AG_LAB, Variable gravity laboratory

Concept for: NASA Habitation Team
Location: Low Earth Orbit 
Year of concept design: 2010
Team: Tomas Rousek, Scott A. Howe, Theodore Hall, Gilles Clement (NASA HAB team), Josef Musil (Foster+Partner, Specialist Modelling Group)

AG_LAB is the project of variable artificial gravity research station in Low Earth Orbit. The purpose of the station is to investigate the various gravity parameters and habitability in environment influenced by Coriolis force. The first generation uses tether system and radial orientation of habitation module while AG_LAB 2G is Mars transit vehicle precursor with tensegrity truss boom and radial orientation.

Second generation of AG_LAB, AG_LAB 2G, is a precursor mission to Mars exploration mission. The structure is based on the lightweight deployable tensegrity truss boom (Figure 19) and vertically orientated modules. The prestressed tensegrity structure enables significant prolongation with variable length at very small weight. The principle of tensegrity is the ballance of tension and pressure elements in the structure that consists of carbon rods with kevlar strings. Additional tethers provide further stabilization of the truss boom against deformation to side.
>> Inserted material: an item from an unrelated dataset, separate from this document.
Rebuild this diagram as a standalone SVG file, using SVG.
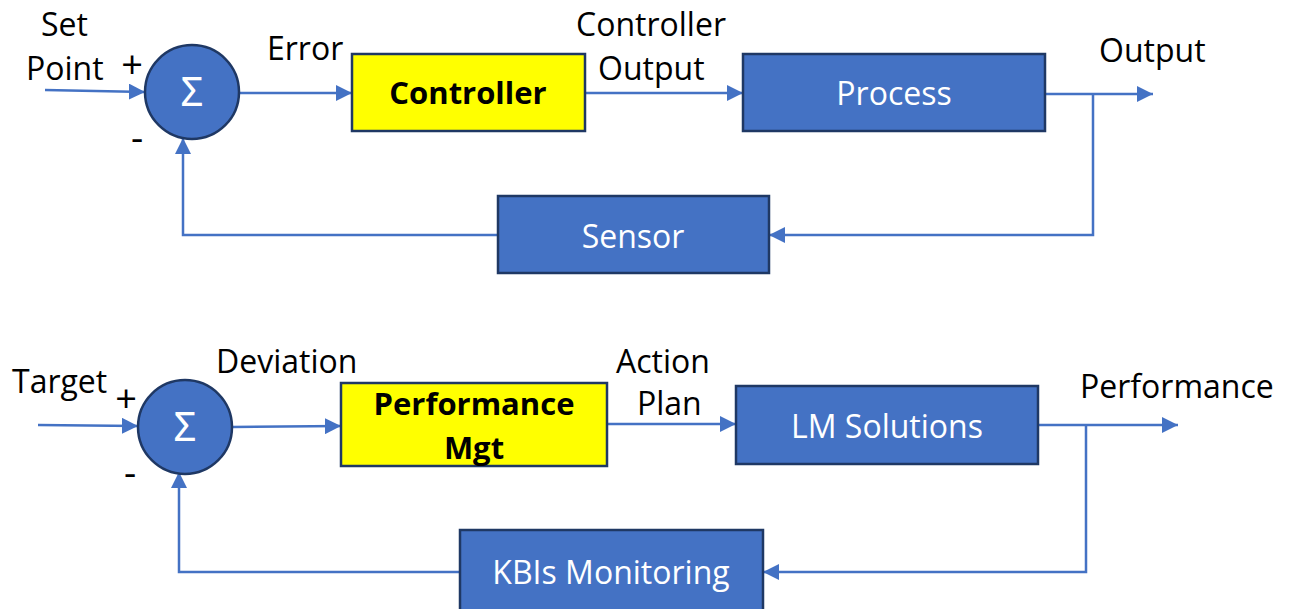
<svg xmlns="http://www.w3.org/2000/svg" width="1299" height="609" viewBox="0 0 1299 609">
<defs>
<marker id="ah" viewBox="0 0 10 10" refX="10" refY="5" markerWidth="6.5" markerHeight="6.5" orient="auto" markerUnits="strokeWidth">
<path d="M0,0 L10,5 L0,10 z" fill="#4472C4"/>
</marker>
<style>
.t{font-family:"Open Sans","Noto Sans",sans-serif;font-size:32px;fill:#000}
.w{font-family:"Open Sans","Noto Sans",sans-serif;font-size:32px;fill:#fff;text-anchor:middle}
.s{font-family:"Noto Sans","Open Sans",sans-serif;font-size:40px;fill:#fff;text-anchor:middle}
.p{font-family:"Open Sans","Noto Sans",sans-serif;font-size:38px;fill:#000;text-anchor:middle}
.b{font-family:"Open Sans","Noto Sans",sans-serif;font-size:31px;font-weight:bold;fill:#000;text-anchor:middle}
.blue{fill:#4472C4;stroke:#1F3864;stroke-width:2.5}
.yel{fill:#FFFF00;stroke:#1F3864;stroke-width:2.5}
.c{fill:none;stroke:#4472C4;stroke-width:2.5}
.a{marker-end:url(#ah)}
</style>
</defs>
<rect width="1299" height="609" fill="#fff"/>

<g id="connectors">
<line class="c a" x1="45" y1="90" x2="145" y2="92"/>
<line class="c a" x1="239" y1="93" x2="352" y2="93"/>
<line class="c a" x1="585" y1="93" x2="743" y2="93"/>
<line class="c a" x1="1045" y1="94" x2="1153" y2="94"/>
<polyline class="c a" points="1093,94 1093,235 769,235"/>
<polyline class="c a" points="498,235 183,235 183,138"/>

<line class="c a" x1="38" y1="425" x2="138" y2="426"/>
<line class="c a" x1="232" y1="427" x2="341" y2="426"/>
<line class="c a" x1="607" y1="424" x2="736" y2="424"/>
<line class="c a" x1="1038" y1="425" x2="1178" y2="425"/>
<polyline class="c a" points="1086,425 1086,572 763,572"/>
<polyline class="c a" points="460,572 179,572 179,472"/>
</g>

<g id="sum1">
<circle class="blue" cx="192" cy="92" r="47"/>
<text class="s" x="192" y="106">Σ</text>
</g>
<g id="controller">
<rect class="yel" x="352" y="54" width="233" height="77"/>
<text class="b" x="468" y="104">Controller</text>
</g>
<g id="process">
<rect class="blue" x="743" y="54" width="302" height="77"/>
<text class="w" x="894" y="105">Process</text>
</g>
<g id="sensor">
<rect class="blue" x="498" y="196" width="271" height="77"/>
<text class="w" x="633" y="248">Sensor</text>
</g>

<g id="sum2">
<circle class="blue" cx="185" cy="427" r="47"/>
<text class="s" x="185" y="441">Σ</text>
</g>
<g id="perfmgt">
<rect class="yel" x="341" y="383" width="266" height="83"/>
<text class="b" x="474" y="415">Performance</text>
<text class="b" x="474" y="459">Mgt</text>
</g>
<g id="lmsolutions">
<rect class="blue" x="736" y="386" width="302" height="78"/>
<text class="w" x="887" y="438">LM Solutions</text>
</g>
<g id="kbis">
<rect class="blue" x="460" y="530" width="303" height="82"/>
<text class="w" x="611" y="584">KBIs Monitoring</text>
</g>

<g id="labels">
<text class="t" x="41" y="36">Set</text>
<text class="t" x="26" y="80">Point</text>
<text class="p" x="132" y="78">+</text>
<text class="p" x="137" y="151">-</text>
<text class="t" x="267" y="60">Error</text>
<text class="t" x="576" y="36">Controller</text>
<text class="t" x="598" y="80">Output</text>
<text class="t" x="1099" y="62">Output</text>

<text class="t" x="12" y="393">Target</text>
<text class="p" x="126" y="412">+</text>
<text class="p" x="130" y="486">-</text>
<text class="t" x="216" y="373">Deviation</text>
<text class="t" x="616" y="373">Action</text>
<text class="t" x="637" y="415">Plan</text>
<text class="t" x="1080" y="398">Performance</text>
</g>
</svg>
The variable artificial gravity research station would be important contribution and test bed for development of next generations of artificial gravity vehicles for long 21 exploratory missions. The negative factor is the cost, especially under current trend to get beyond the LEO orbit where the human space program stayed for decades. The future iterations of AG_LAB based on heavy-lift vehicle could use large inflatable volumes with rigid floor and free internal space to allow flexible interior outfitting in the similar manner to lofts; such facility would be real architectural laboratory. Then there would be possible to build interior elements with variable orientations and layouts to test them and discover best solutions for AG interiors.